Wertpapiere:Warnschuss

Wer Immobilienaktien kauft, sollte die Entwicklung der Zinsen im Blick haben. Im Frühjahr zeigte sich, wie empfindlich die Märkte reagieren.

Von S. Gröneweg

Für die Kurse vieler Immobilienaktien ging es lange Zeit nur in eine Richtung: nach oben. Ursache dafür ist ein ideales Umfeld gewesen. Dazu gehören die extrem niedrigen Zinsen, steigende Immobilienpreise und nach Sicherheit suchende Anleger. Hinzu kamen und kommen mögliche Firmenübernahmen, die die Fantasie der Märkte beflügeln. Diese glückliche Konstellation bleibt aber nicht unbedingt so bestehen.

"Der Warnschuss kam im April", sagt Helmut Kurz vom Bankhaus Ellwanger & Geiger, Fondsmanager und Spezialist für Immobilienaktien. In der letzten Aprilwoche sei der Zins für zehnjährige Bundesanleihen rasant gestiegen. "Zwar von einem extrem niedrigen Niveau, aber in sehr kurzer Zeit und da waren einige Anleger schon erschrocken", ergänzt Kurz. Die Furcht vor der Zinswende ging um. Die Kurse der börsennotierten Immobiliengesellschaften bekamen das zu spüren. Die Aktie des größten deutschen Wohnkonzerns, der Deutschen Annington, kostete am 27. April noch mehr als 30 Euro. Bis Mitte Juni verlor sie 20 Prozent an Wert, danach erholte sie sich allerdings wieder und liegt derzeit bei etwa 29 Euro. Die Titel der Deutschen Euroshop - einem Betreiber von Shoppingcentern - lagen Ende April noch bei 46,8 Euro, derzeit notieren sie bei 41 Euro.

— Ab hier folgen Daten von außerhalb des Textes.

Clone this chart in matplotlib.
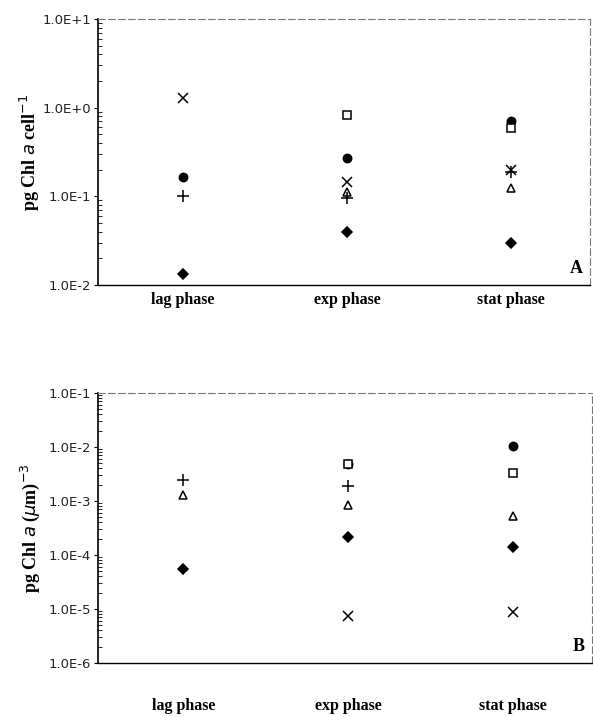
import numpy as np
from matplotlib import pyplot as plt

phases = ['lag phase', 'exp phase', 'stat phase']
nan = np.nan

# panel A: pg Chl a per cell
diamond_a = [0.0133, 0.040, 0.030]
circle_a = [0.165, 0.27, 0.71]
square_a = [nan, 0.83, 0.59]
triangle_a = [nan, 0.112, 0.124]
cross_a = [1.28, 0.145, 0.20]
plus_a = [0.100, 0.096, 0.19]

# panel B: pg Chl a per um^3
diamond_b = [5.5e-5, 2.2e-4, 1.4e-4]
circle_b = [nan, 4.8e-3, 1.05e-2]
square_b = [nan, 4.8e-3, 3.3e-3]
triangle_b = [1.3e-3, 8.5e-4, 5.3e-4]
plus_b = [2.4e-3, 1.9e-3, nan]
cross_b = [nan, 7.5e-6, 8.7e-6]

serif = 'Liberation Serif'


def draw(ax, series, ylim, exps, ylabel, letter, pad):
    x = np.arange(1, 4)
    styles = [
        ('D', 'k', 'k', 5),
        ('o', 'k', 'k', 6),
        ('s', 'white', 'k', 6),
        ('^', 'white', 'k', 6),
        ('x', 'k', 'k', 7),
        ('+', 'k', 'k', 8),
    ]
    for vals, (m, fc, ec, ms) in zip(series, styles):
        ax.plot(x, vals, ls='none', marker=m, mfc=fc, mec=ec, ms=ms, mew=1.1)
    ax.set_yscale('log')
    ax.set_ylim(*ylim)
    ax.set_xlim(0.48, 3.48)
    ticks = [10.0 ** e for e in exps]
    ax.set_yticks(ticks)
    ax.set_yticklabels(['1.0E%+d' % e for e in exps], fontsize=9.5,
                       family='DejaVu Sans', color='#222222')
    ax.tick_params(axis='y', which='major', direction='out', length=3, pad=2)
    ax.tick_params(axis='y', which='minor', direction='in', length=3)
    ax.set_xticks(x)
    ax.set_xticklabels(phases, family=serif, fontweight='bold', fontsize=11.5)
    ax.tick_params(axis='x', length=0, pad=pad)
    ax.set_ylabel(ylabel, family=serif, fontweight='bold', fontsize=13)
    for s in ['top', 'right']:
        ax.spines[s].set_linestyle((0, (6, 3)))
        ax.spines[s].set_color('#777777')
        ax.spines[s].set_linewidth(0.8)
    ax.spines['bottom'].set_linewidth(1.0)
    ax.spines['left'].set_linewidth(1.2)
    ax.text(0.985, 0.03, letter, transform=ax.transAxes, ha='right',
            va='bottom', family=serif, fontweight='bold', fontsize=13)


fig = plt.figure(figsize=(5.93, 7.17), dpi=100)
ax1 = fig.add_axes([0.165, 0.6025, 0.83, 0.371])
ax2 = fig.add_axes([0.165, 0.0753, 0.833, 0.3766])

draw(ax1, [diamond_a, circle_a, square_a, triangle_a, cross_a, plus_a],
     (1e-2, 1e1), [1, 0, -1, -2], 'pg Chl $a$ cell$^{-1}$', 'A', 5)
draw(ax2, [diamond_b, circle_b, square_b, triangle_b, cross_b, plus_b],
     (1e-6, 1e-1), [-1, -2, -3, -4, -5, -6],
     'pg Chl $a$ ($\\mu$m)$^{-3}$', 'B', 25)

ax1.yaxis.set_label_coords(-0.113, 0.5)
ax2.yaxis.set_label_coords(-0.113, 0.5)

fig.savefig('out.png', dpi=100)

Viele Unternehmen wappnen sich schon mal für die Wende. Sie erhöhen das Kapital

Bisher bekommen die Unternehmen noch billige Kredite, können sich also günstig refinanzieren, was Geld spart und die Erträge erhöht. Sollten die Zinsen steigen, müssten die Gesellschaften wieder mehr Geld für ihre Kredite bezahlen. Dann könnten vor allem diejenigen, die zu viele Darlehen aufgenommen haben, in Schwierigkeiten geraten. Das lässt sich mit einem normalen Hauseigentümer vergleichen. Vermutlich wappnen sich die Verantwortlichen in den Unternehmen nach der Erfahrung im Frühjahr für genau diesen Fall, und zwar mit Kapitalerhöhungen. "Etliche Gesellschaften haben in den vergangenen Wochen neue Aktien ausgegeben und auf diese Weise ihr Eigenkapital erhöht", berichtet Kurz. Viele Verantwortliche erklären zwar, dass das eingesammelte Geld für Zukäufe gedacht sei. Aber eine niedrige Fremdkapitalquote gilt als entscheidendes Kriterium für die Robustheit einer Gesellschaft.

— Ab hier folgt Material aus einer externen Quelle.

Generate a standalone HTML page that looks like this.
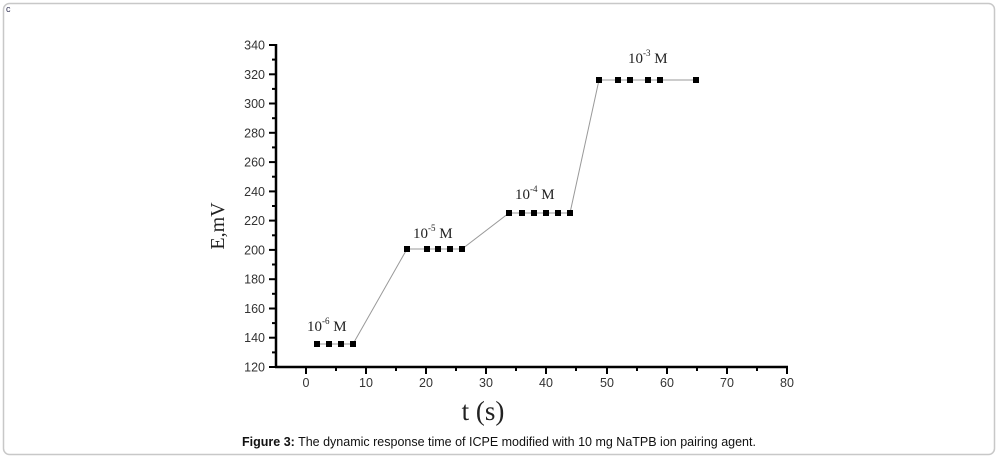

Auch die Immobiliengesellschaften in den europäischen Nachbarländern haben in den vergangenen Wochen frisches Geld eingesammelt. Sie brachten viele Wandelanleihen auf den Markt. Ein komplexes Produkt, das immer beliebter wird. Bei einer Wandelanleihe handelt es sich um ein festverzinsliches Wertpapier. "Die Verzinsung ist im Vergleich zu anderen festverzinslichen Wertpapieren etwas geringer", erklärt Kurz. Dafür habe der Inhaber aber ein besonderes Wahlrecht. Er könne die Anleihe während einer Frist zu einem vorher festgelegten Verhältnis in Aktien des Unternehmens eintauschen. Der Investor erhält somit nicht nur regelmäßige Zinsen, sondern kann zusätzlich noch auf steigende Aktienkurse spekulieren. Ob sich diese Spekulation lohnt? Man müsse bedenken, dass die Titel vieler Gesellschaften schon recht teuer seien, sagt Kurz. Bei den Betreibern von Gewerbeimmobilien in Deutschland sieht er allerdings immer noch Kursfantasie durch mögliche Fusionen oder Übernahmen. "Die Firmen bündeln ihre Bestände, um sie effektiver zu bewirtschaften", sagt der Fondsmanager.